Ladakhis are sweet, simple folks who make a living from the tourist-inflow in the summer months, as winters are harsh and cut off the region from the rest of the country for months at a time. Even the world’s highest motorable passes, namely the Khardung La, Tanglang La, Chang La and Baralaccha La (La meaning ‘pass’), which alone connect the region of Ladakh to the rest of India, get snowed in at the onset of winter. In summers, these same roads ferry innumerable tourists in and around Leh to places such as Lamayuru, Kargil, Drass, Pangong Tso, Tso Moriri, etc. It is traditional for all motorists to offer their respect at the respective shrines of all these passes, praying for a safe journey on roads that overlook sheer drops of thousands of feet!
It is almost conventional for the Ladakhi youth to make a career either by joining the Indian Army, or by becoming drivers/tourist guides. Therefore, a number of people working in Leh whether as shop-owners or waiters are from different parts of India. The Pumpernickle German Bakery in the bazaar is owned and run by a kindly Sikh!

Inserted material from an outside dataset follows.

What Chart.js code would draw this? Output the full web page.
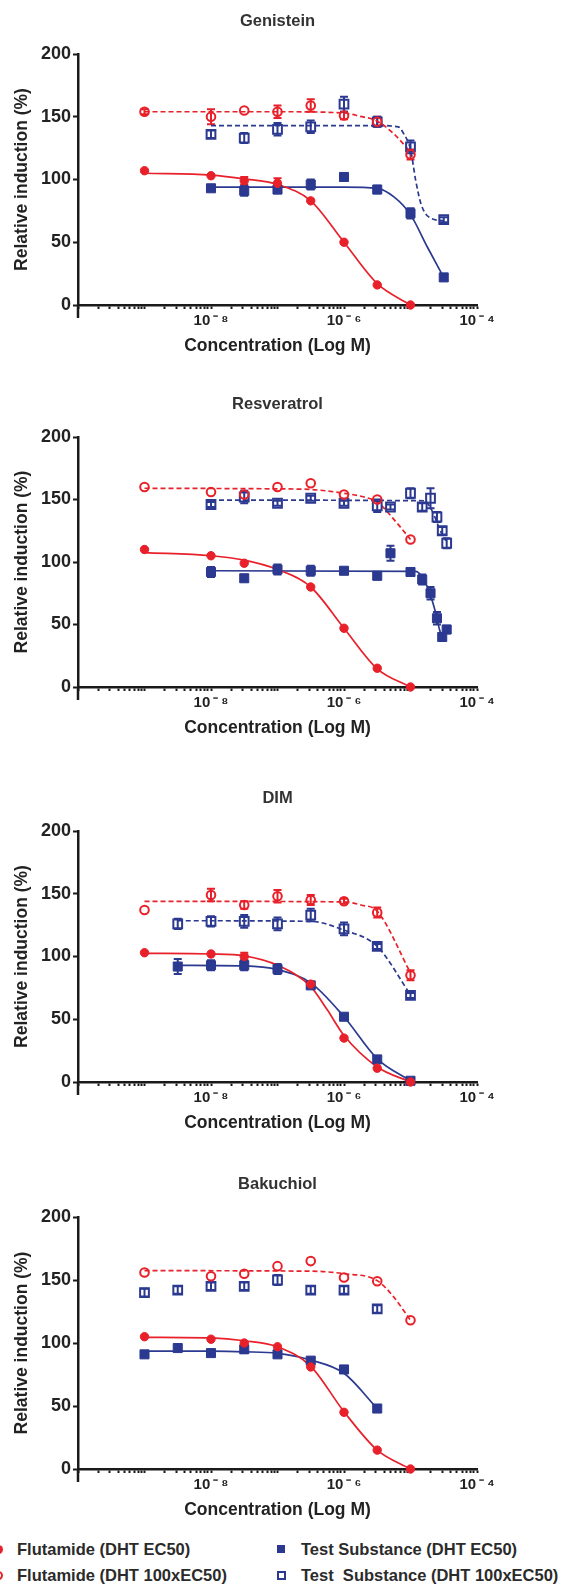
<!DOCTYPE html>
<html>
<head>
<meta charset="utf-8">
<script src="https://cdn.jsdelivr.net/npm/chart.js@4.4.0/dist/chart.umd.min.js"></script>
<style>
body { margin:0; background:#fff; width:562px; height:1585px; position:relative; overflow:hidden; font-family:"Liberation Sans", Arial, sans-serif; }
canvas { position:absolute; left:0; }
.lg { position:absolute; font-weight:bold; font-size:16.5px; line-height:18px; color:#2b2b2b; white-space:pre; }
.mk { position:absolute; box-sizing:border-box; }
</style>
</head>
<body>
<canvas id="c1" width="562" height="365" style="top:0px"></canvas>
<canvas id="c2" width="562" height="364" style="top:383px"></canvas>
<canvas id="c3" width="562" height="365" style="top:777px"></canvas>
<canvas id="c4" width="562" height="366" style="top:1163px"></canvas>

<div class="mk" style="left:-6px;top:1545px;width:9px;height:9px;border-radius:50%;background:#e8202a"></div>
<div class="lg" style="left:17px;top:1540px">Flutamide (DHT EC50)</div>
<div class="mk" style="left:-6px;top:1571px;width:9px;height:9px;border-radius:50%;border:2px solid #e8202a"></div>
<div class="lg" style="left:17px;top:1566px">Flutamide (DHT 100xEC50)</div>
<div class="mk" style="left:277px;top:1545px;width:8px;height:8px;background:#2b3990"></div>
<div class="lg" style="left:301px;top:1540px">Test Substance (DHT EC50)</div>
<div class="mk" style="left:277px;top:1571px;width:9px;height:9px;border:2px solid #2b3990"></div>
<div class="lg" style="left:301px;top:1566px">Test  Substance (DHT 100xEC50)</div>

<script>
// ---- Genistein ----
var genConc = [1e-9, 1e-8, 3.16e-8, 1e-7, 3.16e-7, 1e-6, 3.16e-6, 1e-5, 3.16e-5];
var genFlut = [107, 103, 99, 97, 83, 50, 16, 0, null];
var genFlutErr = [0, 0, 3, 4, 0, 0, 0, 0, 0];
var genTest = [null, 93, 91, 92, 96, 102, 92, 73, 22];
var genTestErr = [0, 2, 4, 3, 4, 0, 3, 4, 0];
var genFlut100 = [154, 150, 155, 154, 159, 151, 146, 120, null];
var genFlut100Err = [2, 6, 0, 5, 5, 3, 4, 4, 0];
var genTest100 = [null, 136, 133, 140, 142, 160, 146, 126, 68];
var genTest100Err = [0, 3, 4, 5, 5, 6, 4, 5, 2];
var genFlutFit = [[1e-9,105],[1e-8,103.5],[3.16e-8,100.5],[1e-7,96],[3.16e-7,83],[1e-6,50],[3.16e-6,17],[1e-5,0]];
var genTestFit = [[1e-8,94],[1e-6,94],[3.16e-6,93],[5.7e-6,86],[1e-5,72],[1.8e-5,46],[3.16e-5,22]];
var genFlut100Fit = [[1e-9,154],[1e-7,154],[1e-6,153],[1.7e-6,150.5],[3.16e-6,146.5],[5.7e-6,136],[1e-5,122]];
var genTest100Fit = [[1e-8,143],[3.16e-6,143],[6.5e-6,142],[8e-6,136],[1e-5,124],[1.2e-5,99],[1.45e-5,80],[1.9e-5,70],[3.16e-5,67]];

// ---- Resveratrol ----
var resConc = [1e-9, 1e-8, 3.16e-8, 1e-7, 3.16e-7, 1e-6, 3.16e-6, 1e-5];
var resFlut = [110, 105, 99, null, 80, 47, 15, 0];
var resFlut100 = [160, 156, 154, 160, 163, 154, 150, 118];
var resTestConc = [1e-8, 3.16e-8, 1e-7, 3.16e-7, 1e-6, 3.16e-6, 5e-6, 1e-5, 1.5e-5, 2e-5, 2.5e-5, 3e-5, 3.5e-5];
var resTest = [92, 87, 94, 93, 93, 89, 107, 92, 86, 75, 55, 40, 46];
var resTestErr = [4, 0, 4, 4, 0, 3, 6, 2, 4, 5, 5, 3, 3];
var resTest100 = [146, 152, 147, 151, 147, 145, 144, 155, 144, 151, 136, 125, 115];
var resTest100Err = [2, 5, 2, 2, 2, 5, 2, 4, 3, 8, 4, 3, 4];
var resFlutFit = [[1e-9,107.5],[1e-8,105],[3.16e-8,101.5],[1e-7,94],[3.16e-7,80],[1e-6,47],[3.16e-6,14.5],[1e-5,0]];
var resTestFit = [[1e-8,93],[1.2e-5,92.5],[1.6e-5,85.5],[1.95e-5,75],[2.4e-5,59],[2.8e-5,44],[3.4e-5,38]];
var resFlut100Fit = [[1e-9,159],[1e-7,158.5],[3.16e-7,158],[1e-6,155],[2e-6,152],[3.16e-6,148],[6.3e-6,131],[1e-5,118]];
var resTest100Fit = [[1e-8,149.5],[1.6e-5,149],[2.2e-5,139],[2.7e-5,127],[3.4e-5,117]];

// ---- DIM ----
var dimConc = [1e-9, 3.16e-9, 1e-8, 3.16e-8, 1e-7, 3.16e-7, 1e-6, 3.16e-6, 1e-5];
var dimFlut = [103, null, 102, 100, null, 78, 35, 11, 0];
var dimFlutErr = [0, 0, 0, 3, 0, 0, 0, 0, 0];
var dimTest = [null, 92, 93, 93, 90, 77, 52, 18, 1];
var dimTestErr = [0, 6, 4, 4, 4, 2, 2, 2, 2];
var dimFlut100 = [137, null, 149, 141, 148, 145, 144, 135, 85];
var dimFlut100Err = [0, 0, 5, 3, 5, 4, 2, 4, 4];
var dimTest100 = [null, 126, 128, 128, 126, 133, 122, 108, 69];
var dimTest100Err = [0, 4, 4, 5, 5, 5, 5, 2, 2];
var dimFlutFit = [[1e-9,102.5],[1e-8,102],[3.16e-8,100.5],[1e-7,93],[3.16e-7,76],[5.6e-7,57.5],[1e-6,37],[3.16e-6,12],[1e-5,0]];
var dimTestFit = [[3.16e-9,93],[3.16e-8,92.5],[1e-7,89.5],[3.16e-7,79],[1e-6,52],[3.16e-6,18.5],[1e-5,1]];
var dimFlut100Fit = [[1e-9,144],[1e-6,143.5],[1.8e-6,141],[3.16e-6,136],[1e-5,87]];
var dimTest100Fit = [[3.16e-9,128.5],[3.16e-7,128],[1e-6,121],[3.16e-6,108],[1e-5,69.5]];

// ---- Bakuchiol ----
var bakConc = [1e-9, 3.16e-9, 1e-8, 3.16e-8, 1e-7, 3.16e-7, 1e-6, 3.16e-6, 1e-5];
var bakFlut = [105, null, 103, 100, 97, 81, 45, 15, 0];
var bakTest = [91, 96, 92, 95, 91, 86, 79, 48, null];
var bakTestErr = [0, 0, 0, 3, 0, 0, 0, 0, 0];
var bakFlut100 = [156, null, 153, 155, 161, 165, 152, 149, 118];
var bakTest100 = [140, 142, 145, 145, 150, 142, 142, 127, null];
var bakTest100Err = [3, 3, 3, 3, 4, 3, 3, 3, 0];
var bakFlutFit = [[1e-9,104.5],[1e-8,104],[3.16e-8,101.8],[1e-7,97],[3.16e-7,81.5],[1e-6,45.5],[3.16e-6,15],[1e-5,0]];
var bakTestFit = [[1e-9,93.6],[1e-8,93.5],[3.16e-8,93],[1e-7,91.8],[3.16e-7,86.5],[1e-6,76],[3.16e-6,48]];
var bakFlut100Fit = [[1e-9,157.4],[3.16e-7,157],[1e-6,155],[3.16e-6,149.5],[5.5e-6,137],[1e-5,118]];

// axis ticks
var yTicks = [0, 50, 100, 150, 200];
var xLabelExp = [-8, -6, -4];

var RED = '#e8202a', BLUE = '#2b3990', INK = '#1a1a1a';
var FONT = '"Liberation Sans", Arial, sans-serif';

Chart.defaults.font.family = FONT;
Chart.defaults.font.weight = 'bold';
Chart.defaults.color = '#222';

function pts(conc, vals) {
  var out = [];
  for (var i = 0; i < conc.length; i++) {
    if (vals[i] !== null) out.push({x: conc[i], y: vals[i]});
  }
  return out;
}
function errs(vals, e) {
  var out = [];
  for (var i = 0; i < vals.length; i++) {
    if (vals[i] !== null) out.push(e ? e[i] : 0);
  }
  return out;
}

// kind: 'flut', 'test', 'flut100', 'test100'
function dots(conc, vals, e, kind) {
  var red = kind.indexOf('flut') === 0;
  var open = kind.indexOf('100') > 0;
  var col = red ? RED : BLUE;
  return {
    data: pts(conc, vals),
    errors: errs(vals, e),
    showLine: false,
    pointStyle: red ? 'circle' : 'rect',
    pointRadius: red ? (open ? 4.3 : 4.2) : (open ? 6.2 : 6.4),
    pointBackgroundColor: open ? 'rgba(255,255,255,0)' : col,
    pointBorderColor: col,
    pointBorderWidth: open ? 2 : 1,
    borderColor: col,
    clip: false,
    order: 1
  };
}
function fit(pairs, kind) {
  var red = kind.indexOf('flut') === 0;
  var dashed = kind.indexOf('100') > 0;
  return {
    data: pairs.map(function(p) { return {x: p[0], y: p[1]}; }),
    showLine: true,
    pointRadius: 0,
    borderColor: red ? RED : BLUE,
    borderWidth: 1.7,
    borderDash: dashed ? [5, 3] : [],
    cubicInterpolationMode: 'monotone',
    clip: false,
    order: 2
  };
}

function supExp(e) {
  var map = {'-': '\u207B', '4': '\u2074', '6': '\u2076', '8': '\u2078'};
  return String(e).split('').map(function(c) { return map[c]; }).join('\u2009');
}

// error bars under the markers, panel title over the plot, y axis running a bit below zero
var extras = {
  id: 'extras',
  beforeDatasetsDraw: function(chart) {
    var ctx = chart.ctx, xs = chart.scales.x, ys = chart.scales.y;
    chart.data.datasets.forEach(function(ds) {
      if (!ds.errors) return;
      ctx.save();
      ctx.strokeStyle = ds.borderColor;
      ctx.lineWidth = 2;
      ds.data.forEach(function(p, i) {
        var e = ds.errors[i];
        if (!e) return;
        var x = xs.getPixelForValue(p.x);
        var y1 = ys.getPixelForValue(p.y - e), y2 = ys.getPixelForValue(p.y + e);
        ctx.beginPath();
        ctx.moveTo(x, y1); ctx.lineTo(x, y2);
        ctx.moveTo(x - 4, y1); ctx.lineTo(x + 4, y1);
        ctx.moveTo(x - 4, y2); ctx.lineTo(x + 4, y2);
        ctx.stroke();
      });
      ctx.restore();
    });
  },
  afterDraw: function(chart, args, opts) {
    var a = chart.chartArea, ctx = chart.ctx;
    ctx.save();
    ctx.strokeStyle = INK;
    ctx.lineWidth = 2.5;
    ctx.beginPath();
    ctx.moveTo(a.left, a.bottom);
    ctx.lineTo(a.left, a.bottom + 13);
    ctx.stroke();
    ctx.fillStyle = '#333';
    ctx.font = 'bold 16.5px ' + FONT;
    ctx.textAlign = 'center';
    ctx.textBaseline = 'middle';
    ctx.fillText(opts.title, (a.left + a.right) / 2, a.top - 33);
    ctx.restore();
  }
};

function makePanel(id, title, datasets) {
  return new Chart(document.getElementById(id), {
    type: 'scatter',
    data: { datasets: datasets },
    plugins: [extras],
    options: {
      responsive: false,
      animation: false,
      events: [],
      layout: { padding: { left: 0, right: 85, top: 54, bottom: 0 } },
      plugins: {
        legend: { display: false },
        tooltip: { enabled: false },
        extras: { title: title }
      },
      scales: {
        x: {
          type: 'logarithmic', min: 1e-10, max: 1e-4,
          afterBuildTicks: function(scale) {
            var t = [];
            for (var e = -10; e < -4; e++) {
              for (var m = 1; m < 10; m++) t.push({value: m * Math.pow(10, e)});
            }
            t.push({value: 1e-4});
            scale.ticks = t;
          },
          afterFit: function(scale) { scale.height = 60; },
          ticks: {
            autoSkip: false, maxRotation: 0, padding: 3, color: '#222',
            font: { size: 15, weight: 'bold' },
            callback: function(v) {
              var e = Math.round(Math.log10(v));
              if (Math.abs(v - Math.pow(10, e)) / v > 1e-6) return '';
              if (xLabelExp.indexOf(e) < 0) return '';
              return '10\u2009' + supExp(e);
            }
          },
          grid: { drawOnChartArea: false, drawTicks: true, tickLength: 4, tickWidth: 2, tickColor: INK },
          border: { color: INK, width: 2.5 },
          title: {
            display: true, text: 'Concentration (Log M)', color: '#222',
            font: { size: 17.5, weight: 'bold' }, padding: { top: 0, bottom: 8.5 }
          }
        },
        y: {
          min: 0, max: 200,
          afterBuildTicks: function(scale) {
            scale.ticks = yTicks.map(function(v) { return {value: v}; });
          },
          afterFit: function(scale) { scale.width = 78; },
          ticks: { padding: 2, color: '#222', font: { size: 18, weight: 'bold' } },
          grid: { drawOnChartArea: false, drawTicks: true, tickLength: 5, tickWidth: 2, tickColor: INK },
          border: { color: INK, width: 2.5 },
          title: {
            display: true, text: 'Relative induction (%)', color: '#222',
            font: { size: 17.5, weight: 'bold' }, padding: { top: 11.5, bottom: 0 }
          }
        }
      }
    }
  });
}

makePanel('c1', 'Genistein', [
  dots(genConc, genFlut, genFlutErr, 'flut'),
  dots(genConc, genTest, genTestErr, 'test'),
  dots(genConc, genFlut100, genFlut100Err, 'flut100'),
  dots(genConc, genTest100, genTest100Err, 'test100'),
  fit(genFlutFit, 'flut'),
  fit(genTestFit, 'test'),
  fit(genFlut100Fit, 'flut100'),
  fit(genTest100Fit, 'test100')
]);

makePanel('c2', 'Resveratrol', [
  dots(resConc, resFlut, null, 'flut'),
  dots(resTestConc, resTest, resTestErr, 'test'),
  dots(resConc, resFlut100, null, 'flut100'),
  dots(resTestConc, resTest100, resTest100Err, 'test100'),
  fit(resFlutFit, 'flut'),
  fit(resTestFit, 'test'),
  fit(resFlut100Fit, 'flut100'),
  fit(resTest100Fit, 'test100')
]);

makePanel('c3', 'DIM', [
  dots(dimConc, dimFlut, dimFlutErr, 'flut'),
  dots(dimConc, dimTest, dimTestErr, 'test'),
  dots(dimConc, dimFlut100, dimFlut100Err, 'flut100'),
  dots(dimConc, dimTest100, dimTest100Err, 'test100'),
  fit(dimFlutFit, 'flut'),
  fit(dimTestFit, 'test'),
  fit(dimFlut100Fit, 'flut100'),
  fit(dimTest100Fit, 'test100')
]);

makePanel('c4', 'Bakuchiol', [
  dots(bakConc, bakFlut, null, 'flut'),
  dots(bakConc, bakTest, bakTestErr, 'test'),
  dots(bakConc, bakFlut100, null, 'flut100'),
  dots(bakConc, bakTest100, bakTest100Err, 'test100'),
  fit(bakFlutFit, 'flut'),
  fit(bakTestFit, 'test'),
  fit(bakFlut100Fit, 'flut100')
]);
</script>
</body>
</html>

It is not possible to run out of things to do in Ladakh. Everywhere one looks, there is a panorama of snow-capped peaks and mountainside waiting to be admired. The Spituk Monastery, which is also the highest point in Leh, overlooks the lone airstrip of Leh airport and aviation-lovers can have a treat standing on the steps of the monastery and watching aeroplanes zoom above their heads before landing, from the traditional civilian aircrafts to the mighty IL-78 of the Indian Air Force. Choglamsar, another part of Leh, hosts the Sindhu Darshan Festival, a vibrant show of communal harmony and peace. The Hemis Monastery hosts the spiritually fascinating Hemis Festival every June, showcasing the rites and rituals associated with Buddhism. Or the famous monasteries of Alchi and Lamayuru, often visited by His Holiness The Dalai Lama himself. The Hall of Fame on the Leh-Srinagar highway offers a sobering experience, dedicated to the fallen soldier who died protecting his country. And at the end of it all, there is always the bazaar to come back to. To eat, shop or simply bask in.
Leh is a traveller’s dream, a photographer’s delight and a pilgrim’s destination.